» Prompt:
Omit the pictures and print exactly the lines of the listing below, starting at the first and ending at the line containing "const xTicksBottom = [20, 40, 60, 80, 100];".

» Dataset extract:

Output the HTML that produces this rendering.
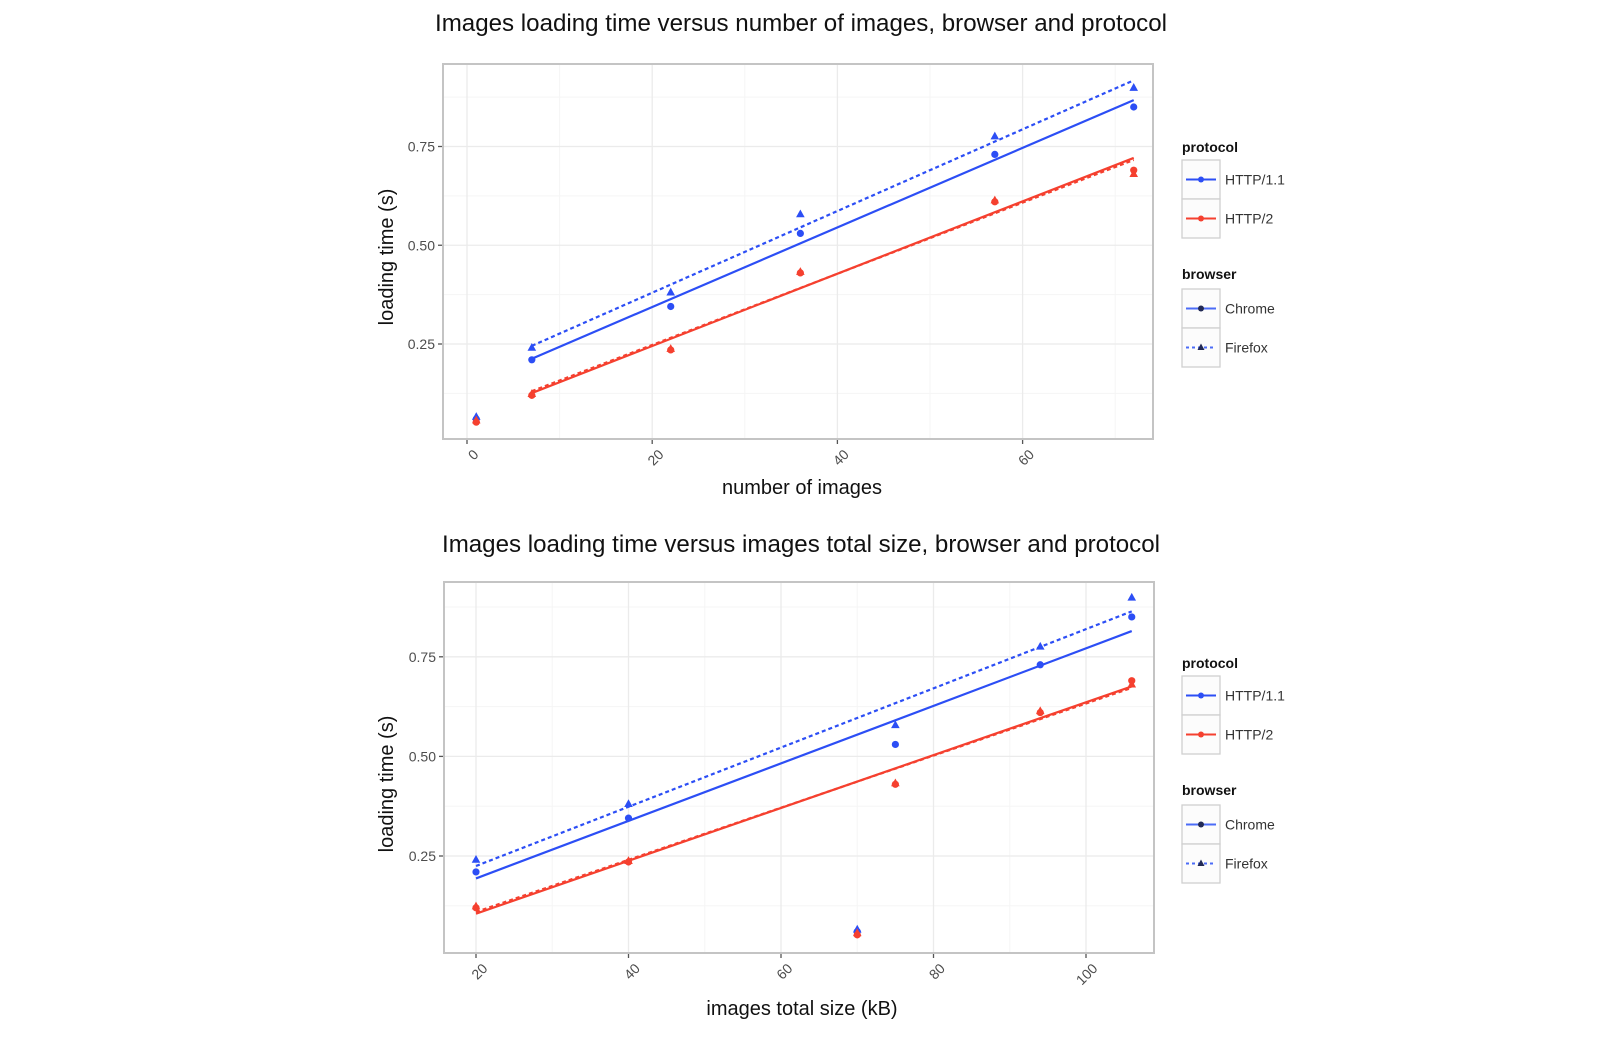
<!DOCTYPE html>
<html><head><meta charset="utf-8"><style>
html,body{margin:0;padding:0;background:#fff;}
svg{display:block;font-family:"Liberation Sans",sans-serif;}
</style></head><body>
<svg id="chart" width="1606" height="1040" viewBox="0 0 1606 1040"></svg>
<script>
const imageCounts = [1, 7, 22, 36, 57, 72];
const totalSizes = [70, 20, 40, 75, 94, 106];
const h11Chrome = [0.06, 0.21, 0.345, 0.53, 0.73, 0.85];
const h11Firefox = [0.065, 0.24, 0.38, 0.578, 0.775, 0.898];
const h2Chrome = [0.052, 0.12, 0.235, 0.43, 0.61, 0.69];
const h2Firefox = [0.056, 0.123, 0.237, 0.432, 0.613, 0.68];
const yTicks = [0.25, 0.5, 0.75];
const yTickLabels = ["0.25", "0.50", "0.75"];
const xTicksTop = [0, 20, 40, 60];
const xTicksBottom = [20, 40, 60, 80, 100];

const NS = "http://www.w3.org/2000/svg";
const svg = document.getElementById("chart");
function mk(tag, attrs, parent) {
  const e = document.createElementNS(NS, tag);
  for (const k in attrs) e.setAttribute(k, attrs[k]);
  (parent || svg).appendChild(e);
  return e;
}
function fit(xs, ys) {
  const X = xs.slice(1), Y = ys.slice(1);
  const n = X.length;
  const mx = X.reduce((a, b) => a + b, 0) / n, my = Y.reduce((a, b) => a + b, 0) / n;
  let sxy = 0, sxx = 0;
  for (let i = 0; i < n; i++) { sxy += (X[i] - mx) * (Y[i] - my); sxx += (X[i] - mx) ** 2; }
  const b = sxy / sxx;
  return { a: my - b * mx, b: b, x0: Math.min(...X), x1: Math.max(...X) };
}

function plot(cfg) {
  const g = mk("g", {});
  
  
  const P = cfg.panel;
  const xs = v => cfg.x0px + (v - cfg.x0) * cfg.xScale;
  const ys = v => cfg.y75 + (0.75 - v) * cfg.yScale;
  const title = mk("text", { x: cfg.titleX, y: cfg.titleY, "font-size": 24, "text-anchor": "middle", fill: "#111", textLength: cfg.titleLen, lengthAdjust: "spacingAndGlyphs" }, g);
  title.textContent = cfg.title;
  
  
  const bg = mk("rect", { x: P.l, y: P.t, width: P.r - P.l, height: P.b - P.t, fill: "#fff" }, g);
  
  
  const yMinor = [0.125, 0.375, 0.625, 0.875];
  yMinor.forEach(v => { const y = ys(v); if (y > P.t && y < P.b) mk("line", { x1: P.l, x2: P.r, y1: y, y2: y, stroke: "#f5f5f5", "stroke-width": 1 }, g); });
  cfg.xTicks.forEach(v => {
    const x = xs(v - 10);
    if (x > P.l && x < P.r) mk("line", { x1: x, x2: x, y1: P.t, y2: P.b, stroke: "#f5f5f5", "stroke-width": 1 }, g);
  });
  const lastMinor = xs(cfg.xTicks[cfg.xTicks.length - 1] + 10);
  if (lastMinor < P.r) mk("line", { x1: lastMinor, x2: lastMinor, y1: P.t, y2: P.b, stroke: "#f5f5f5", "stroke-width": 1 }, g);
  yTicks.forEach((v, i) => {
    const y = ys(v);
    const gl = mk("line", { x1: P.l, x2: P.r, y1: y, y2: y, stroke: "#ebebeb", "stroke-width": 1.3 }, g);
    
    
    mk("line", { x1: P.l - 5, x2: P.l, y1: y, y2: y, stroke: "#555", "stroke-width": 1.3 }, g);
    const t = mk("text", { x: P.l - 8, y: y + 5, "font-size": 14, "text-anchor": "end", fill: "#4d4d4d" }, g);
    t.textContent = yTickLabels[i];
    
    
  });
  cfg.xTicks.forEach(v => {
    const x = xs(v);
    const gl = mk("line", { x1: x, x2: x, y1: P.t, y2: P.b, stroke: "#ebebeb", "stroke-width": 1.3 }, g);
    
    
    mk("line", { x1: x, x2: x, y1: P.b, y2: P.b + 5, stroke: "#555", "stroke-width": 1.3 }, g);
    const t = mk("text", { x: x + 5, y: P.b + 9, "font-size": 14, "text-anchor": "end", fill: "#4d4d4d", transform: `rotate(-45 ${x + 5} ${P.b + 9})`, "dominant-baseline": "hanging" }, g);
    t.textContent = String(v);
    
    
  });
  mk("rect", { x: P.l, y: P.t, width: P.r - P.l, height: P.b - P.t, fill: "none", stroke: "#c4c4c4", "stroke-width": 2 }, g);
  const xl = mk("text", { x: cfg.xLabelX, y: cfg.xLabelY, "font-size": 20, "text-anchor": "middle", fill: "#111" }, g);
  xl.textContent = cfg.xLabel;
  
  
  const yl = mk("text", { x: 0, y: 0, "font-size": 20, "text-anchor": "middle", fill: "#111", transform: `translate(${cfg.yLabelX} ${cfg.yLabelY}) rotate(-90)` }, g);
  yl.textContent = "loading time (s)";
  
  

  const BLUE = "#2c4ef5", RED = "#f5402f";
  const series = [
    { v: h11Chrome, c: BLUE, dash: null, shape: "c", n: "http11-chrome" },
    { v: h11Firefox, c: BLUE, dash: "4,3", shape: "t", n: "http11-firefox" },
    { v: h2Chrome, c: RED, dash: null, shape: "c", n: "http2-chrome" },
    { v: h2Firefox, c: RED, dash: "4,3", shape: "t", n: "http2-firefox" }
  ];
  const xv = cfg.xs;
  series.forEach(s => {
    const f = fit(xv, s.v);
    const ln = mk("line", { x1: xs(f.x0), y1: ys(f.a + f.b * f.x0), x2: xs(f.x1), y2: ys(f.a + f.b * f.x1), stroke: s.c, "stroke-width": 2.2 }, g);
    if (s.dash) ln.setAttribute("stroke-dasharray", s.dash);
    
    
    s.v.forEach((v, i) => {
      const x = xs(xv[i]), y = ys(v);
      let m;
      if (s.shape === "c") m = mk("circle", { cx: x, cy: y, r: 3.6, fill: s.c }, g);
      else m = mk("polygon", { points: `${x},${y - 5} ${x - 4.3},${y + 2.8} ${x + 4.3},${y + 2.8}`, fill: s.c }, g);
      
      
    });
  });

  const L = cfg.legendY;
  const lg = mk("g", {}, g);
  
  
  const h1 = mk("text", { x: 1182, y: L + 5, "font-size": 14, "font-weight": "bold", fill: "#111" }, lg);
  h1.textContent = "protocol";
  const h2 = mk("text", { x: 1182, y: L + 132, "font-size": 14, "font-weight": "bold", fill: "#111" }, lg);
  h2.textContent = "browser";
  const entries = [
    { y: L + 13, c: BLUE, dot: BLUE, dash: null, tri: false, label: "HTTP/1.1" },
    { y: L + 52, c: RED, dot: RED, dash: null, tri: false, label: "HTTP/2" },
    { y: L + 142, c: "#4b6cf7", dot: "#222a55", dash: null, tri: false, label: "Chrome" },
    { y: L + 181, c: "#4b6cf7", dot: "#222a55", dash: "3,3", tri: true, label: "Firefox" }
  ];
  entries.forEach(e => {
    const eg = mk("g", {}, lg);
    
    
    mk("rect", { x: 1182, y: e.y, width: 38, height: 39, fill: "#fcfcfc", stroke: "#cfcfcf", "stroke-width": 1.3 }, eg);
    const cy = e.y + 19.5;
    const l = mk("line", { x1: 1186, x2: 1216, y1: cy, y2: cy, stroke: e.c, "stroke-width": 2 }, eg);
    if (e.dash) l.setAttribute("stroke-dasharray", e.dash);
    if (e.tri) mk("polygon", { points: `1201,${cy - 4} 1197.5,${cy + 2.5} 1204.5,${cy + 2.5}`, fill: e.dot }, eg);
    else mk("circle", { cx: 1201, cy: cy, r: 3, fill: e.dot }, eg);
    const t = mk("text", { x: 1225, y: cy + 5, "font-size": 14, fill: "#333" }, eg);
    t.textContent = e.label;
  });
}

plot({
  name: "plot-by-image-count", title: "Images loading time versus number of images, browser and protocol",
  titleX: 801, titleY: 31, titleLen: 732,
  panel: { l: 443, r: 1153, t: 64, b: 439 },
  xs: imageCounts, x0: 0, x0px: 467, xScale: 9.26, xTicks: xTicksTop,
  y75: 146.5, yScale: 395,
  xLabelX: 802, xLabelY: 494, xLabel: "number of images",
  yLabelX: 393, yLabelY: 257, legendY: 147
});
plot({
  name: "plot-by-total-size", title: "Images loading time versus images total size, browser and protocol",
  titleX: 801, titleY: 552, titleLen: 718,
  panel: { l: 444, r: 1154, t: 582, b: 953 },
  xs: totalSizes, x0: 20, x0px: 476, xScale: 7.625, xTicks: xTicksBottom,
  y75: 656.8, yScale: 398.4,
  xLabelX: 802, xLabelY: 1015, xLabel: "images total size (kB)",
  yLabelX: 393, yLabelY: 784, legendY: 663
});
</script>
</body></html>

» Final result:
Output the HTML that produces this rendering.
<!DOCTYPE html>
<html><head><meta charset="utf-8"><style>
html,body{margin:0;padding:0;background:#fff;}
svg{display:block;font-family:"Liberation Sans",sans-serif;}
</style></head><body>
<svg id="chart" width="1606" height="1040" viewBox="0 0 1606 1040"></svg>
<script>
const imageCounts = [1, 7, 22, 36, 57, 72];
const totalSizes = [70, 20, 40, 75, 94, 106];
const h11Chrome = [0.06, 0.21, 0.345, 0.53, 0.73, 0.85];
const h11Firefox = [0.065, 0.24, 0.38, 0.578, 0.775, 0.898];
const h2Chrome = [0.052, 0.12, 0.235, 0.43, 0.61, 0.69];
const h2Firefox = [0.056, 0.123, 0.237, 0.432, 0.613, 0.68];
const yTicks = [0.25, 0.5, 0.75];
const yTickLabels = ["0.25", "0.50", "0.75"];
const xTicksTop = [0, 20, 40, 60];
const xTicksBottom = [20, 40, 60, 80, 100];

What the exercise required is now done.